# Task requirements
Pull out all lines from the listing below in which the word "with" appears.

# Source material
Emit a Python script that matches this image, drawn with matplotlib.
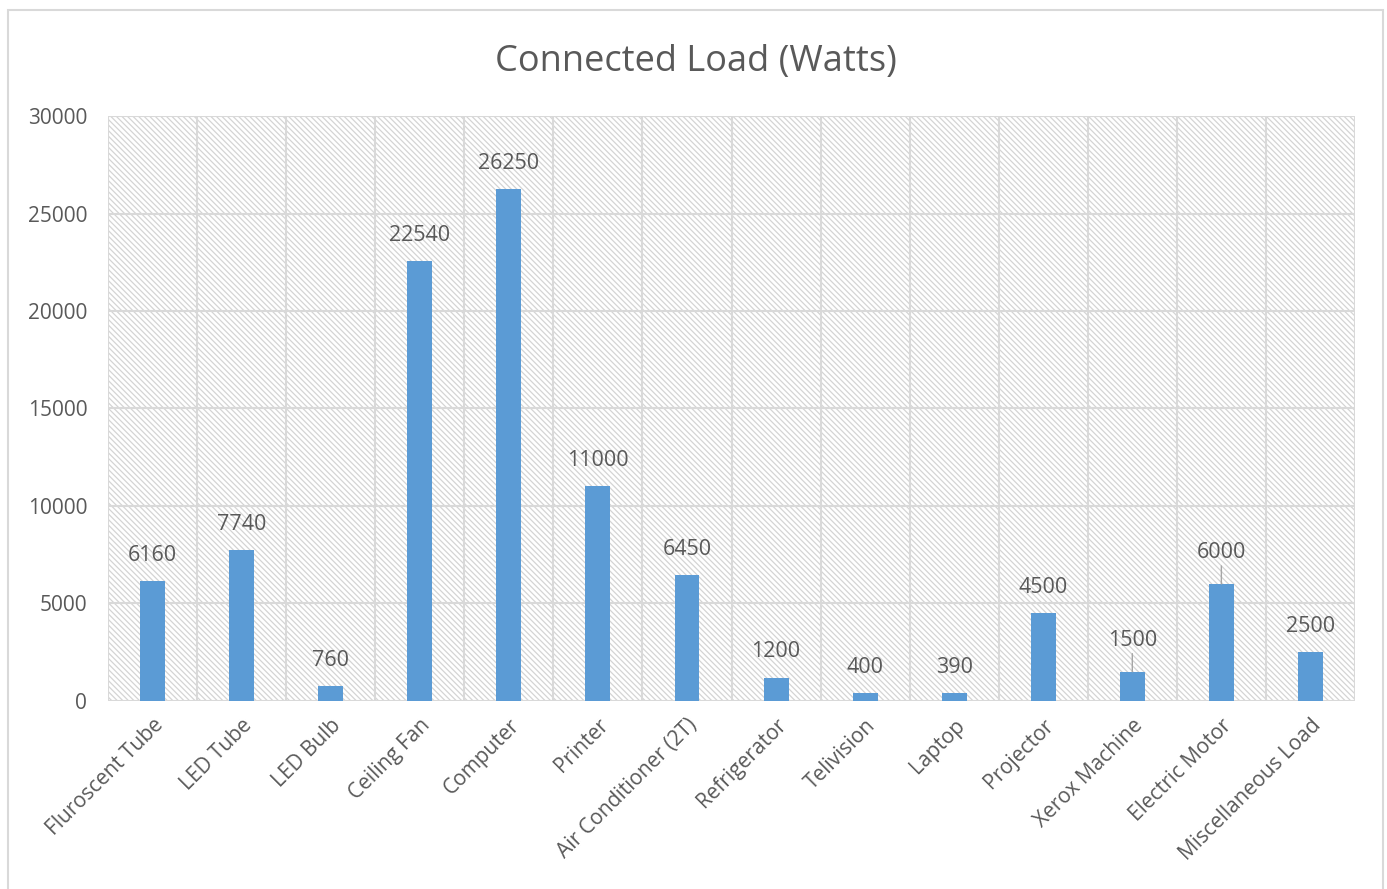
import matplotlib.pyplot as plt
from matplotlib.patches import Rectangle

categories = ["Fluroscent Tube", "LED Tube", "LED Bulb", "Ceiling Fan", "Computer",
              "Printer", "Air Conditioner (2T)", "Refrigerator", "Telivision", "Laptop",
              "Projector", "Xerox Machine", "Electric Motor", "Miscellaneous Load"]
watts = [6160, 7740, 760, 22540, 26250, 11000, 6450, 1200, 400, 390, 4500, 1500, 6000, 2500]
y_ticks = [0, 5000, 10000, 15000, 20000, 25000, 30000]
# labels lifted above the bar with a leader line in the original
leader_labels = ["Xerox Machine", "Electric Motor"]

text_color = "#595959"
grid_color = "#D9D9D9"
bar_color = "#5B9BD5"

plt.rcParams["font.family"] = ["Open Sans", "DejaVu Sans"]
plt.rcParams["hatch.color"] = "#D4D4D4"
plt.rcParams["hatch.linewidth"] = 0.9

fig = plt.figure(figsize=(13.87, 8.89), dpi=100)
fig.patches.append(Rectangle((0.006, -0.01), 0.991, 0.999, transform=fig.transFigure,
                             fill=False, edgecolor=grid_color, linewidth=1.5))
ax = fig.add_axes([0.0779, 0.2115, 0.899, 0.658])

ax.patch.set_hatch("\\\\\\\\\\\\")
ax.patch.set_edgecolor("#D4D4D4")

x = list(range(len(categories)))
ax.bar(x, watts, width=0.28, color=bar_color, zorder=3)

ax.set_xlim(-0.5, len(categories) - 0.5)
ax.set_ylim(0, 30000)
ax.set_yticks(y_ticks)
ax.set_yticklabels([str(v) for v in y_ticks], fontsize=15, color=text_color)
ax.set_xticks(x)
ax.set_xticklabels(categories, rotation=45, ha="right", rotation_mode="anchor",
                   fontsize=15, color=text_color)
ax.tick_params(length=0)
ax.tick_params(axis="y", pad=15)
ax.tick_params(axis="x", pad=10)

for v in y_ticks:
    ax.axhline(v, color=grid_color, linewidth=1.5, zorder=1)
for i in range(len(categories) + 1):
    ax.axvline(i - 0.5, color=grid_color, linewidth=1.5, zorder=1)
for s in ax.spines.values():
    s.set_visible(False)

for i, (cat, v) in enumerate(zip(categories, watts)):
    if cat in leader_labels:
        ax.annotate(str(v), xy=(i, v), xytext=(0, 15), textcoords="offset points",
                    ha="center", va="bottom", fontsize=15.5, color=text_color,
                    arrowprops=dict(arrowstyle="-", color="#A6A6A6", lw=1,
                                    shrinkA=0, shrinkB=0))
    else:
        ax.annotate(str(v), xy=(i, v), xytext=(0, 11), textcoords="offset points",
                    ha="center", va="bottom", fontsize=15.5, color=text_color)

fig.text(0.502, 0.930, "Connected Load (Watts)", ha="center", va="center",
         fontsize=26, color=text_color)

fig.savefig("out.png", dpi=100)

# Task result
Emit a Python script that matches this image, drawn with matplotlib.
# labels lifted above the bar with a leader line in the original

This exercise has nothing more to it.